• Do this: Exclude the pictures and retype the entries as written.

• Items from a data source:
-- Start --

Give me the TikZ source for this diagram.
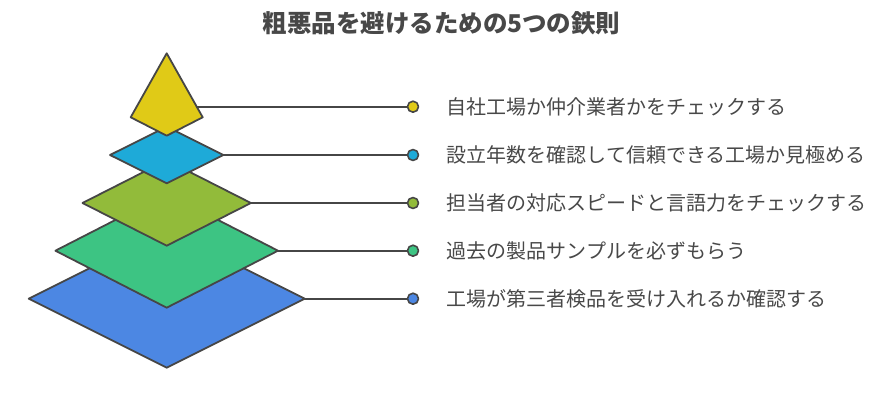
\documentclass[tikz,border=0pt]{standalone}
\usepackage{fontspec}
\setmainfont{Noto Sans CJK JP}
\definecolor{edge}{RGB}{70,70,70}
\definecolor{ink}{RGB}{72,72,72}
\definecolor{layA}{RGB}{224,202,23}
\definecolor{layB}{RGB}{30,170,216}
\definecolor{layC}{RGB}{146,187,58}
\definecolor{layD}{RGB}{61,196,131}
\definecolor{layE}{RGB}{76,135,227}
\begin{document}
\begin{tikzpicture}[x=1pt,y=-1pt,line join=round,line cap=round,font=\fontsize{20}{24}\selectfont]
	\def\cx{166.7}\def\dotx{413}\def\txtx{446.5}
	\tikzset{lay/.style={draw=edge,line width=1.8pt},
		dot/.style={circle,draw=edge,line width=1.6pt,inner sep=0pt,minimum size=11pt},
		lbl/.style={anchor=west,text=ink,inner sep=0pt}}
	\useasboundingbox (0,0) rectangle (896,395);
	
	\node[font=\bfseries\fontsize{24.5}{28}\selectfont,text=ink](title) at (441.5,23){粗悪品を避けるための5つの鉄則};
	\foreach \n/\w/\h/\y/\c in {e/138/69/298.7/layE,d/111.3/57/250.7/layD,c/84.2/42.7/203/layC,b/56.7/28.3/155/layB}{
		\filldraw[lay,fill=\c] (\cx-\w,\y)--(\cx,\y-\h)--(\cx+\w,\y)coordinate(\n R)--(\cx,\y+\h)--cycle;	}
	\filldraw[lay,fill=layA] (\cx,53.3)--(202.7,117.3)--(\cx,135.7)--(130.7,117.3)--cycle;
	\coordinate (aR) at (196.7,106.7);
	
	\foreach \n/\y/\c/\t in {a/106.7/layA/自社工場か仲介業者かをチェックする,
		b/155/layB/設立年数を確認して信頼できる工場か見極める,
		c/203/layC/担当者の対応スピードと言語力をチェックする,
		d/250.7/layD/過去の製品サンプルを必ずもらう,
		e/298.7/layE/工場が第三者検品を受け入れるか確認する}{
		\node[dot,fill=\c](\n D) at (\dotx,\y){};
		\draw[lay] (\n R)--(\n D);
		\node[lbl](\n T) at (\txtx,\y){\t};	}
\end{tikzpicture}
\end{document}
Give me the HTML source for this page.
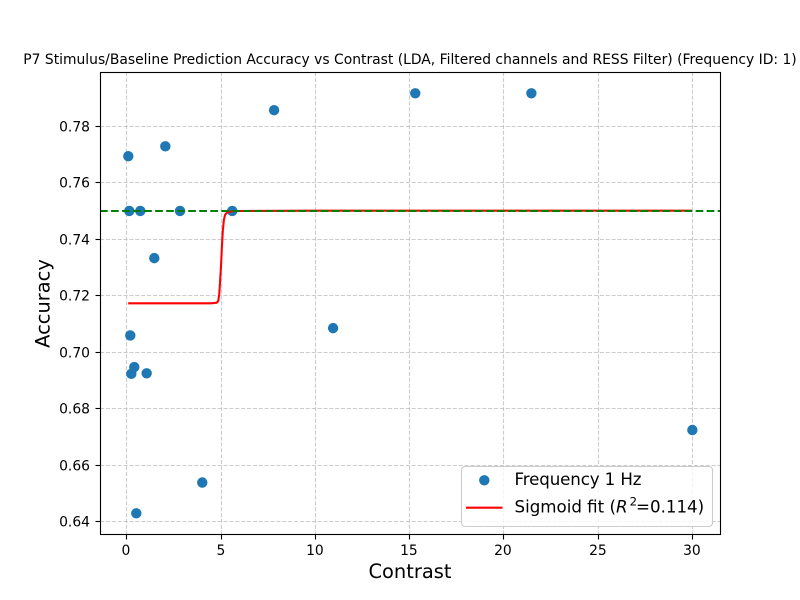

-- End --

• Output below:
Give me the TikZ source for this diagram.
\documentclass[tikz,border=0pt]{standalone}
\usepackage{fontspec}
\setmainfont{Noto Sans CJK JP}
\definecolor{edge}{RGB}{70,70,70}
\definecolor{ink}{RGB}{72,72,72}
\definecolor{layA}{RGB}{224,202,23}
\definecolor{layB}{RGB}{30,170,216}
\definecolor{layC}{RGB}{146,187,58}
\definecolor{layD}{RGB}{61,196,131}
\definecolor{layE}{RGB}{76,135,227}
\begin{document}
\begin{tikzpicture}[x=1pt,y=-1pt,line join=round,line cap=round,font=\fontsize{20}{24}\selectfont]
	\def\cx{166.7}\def\dotx{413}\def\txtx{446.5}
	\tikzset{lay/.style={draw=edge,line width=1.8pt},
		dot/.style={circle,draw=edge,line width=1.6pt,inner sep=0pt,minimum size=11pt},
		lbl/.style={anchor=west,text=ink,inner sep=0pt}}
	\useasboundingbox (0,0) rectangle (896,395);
	
	\node[font=\bfseries\fontsize{24.5}{28}\selectfont,text=ink](title) at (441.5,23){粗悪品を避けるための5つの鉄則};
	\foreach \n/\w/\h/\y/\c in {e/138/69/298.7/layE,d/111.3/57/250.7/layD,c/84.2/42.7/203/layC,b/56.7/28.3/155/layB}{
		\filldraw[lay,fill=\c] (\cx-\w,\y)--(\cx,\y-\h)--(\cx+\w,\y)coordinate(\n R)--(\cx,\y+\h)--cycle;	}
	\filldraw[lay,fill=layA] (\cx,53.3)--(202.7,117.3)--(\cx,135.7)--(130.7,117.3)--cycle;
	\coordinate (aR) at (196.7,106.7);
	
	\foreach \n/\y/\c/\t in {a/106.7/layA/自社工場か仲介業者かをチェックする,
		b/155/layB/設立年数を確認して信頼できる工場か見極める,
		c/203/layC/担当者の対応スピードと言語力をチェックする,
		d/250.7/layD/過去の製品サンプルを必ずもらう,
		e/298.7/layE/工場が第三者検品を受け入れるか確認する}{
		\node[dot,fill=\c](\n D) at (\dotx,\y){};
		\draw[lay] (\n R)--(\n D);
		\node[lbl](\n T) at (\txtx,\y){\t};	}
\end{tikzpicture}
\end{document}
Give me the HTML source for this page.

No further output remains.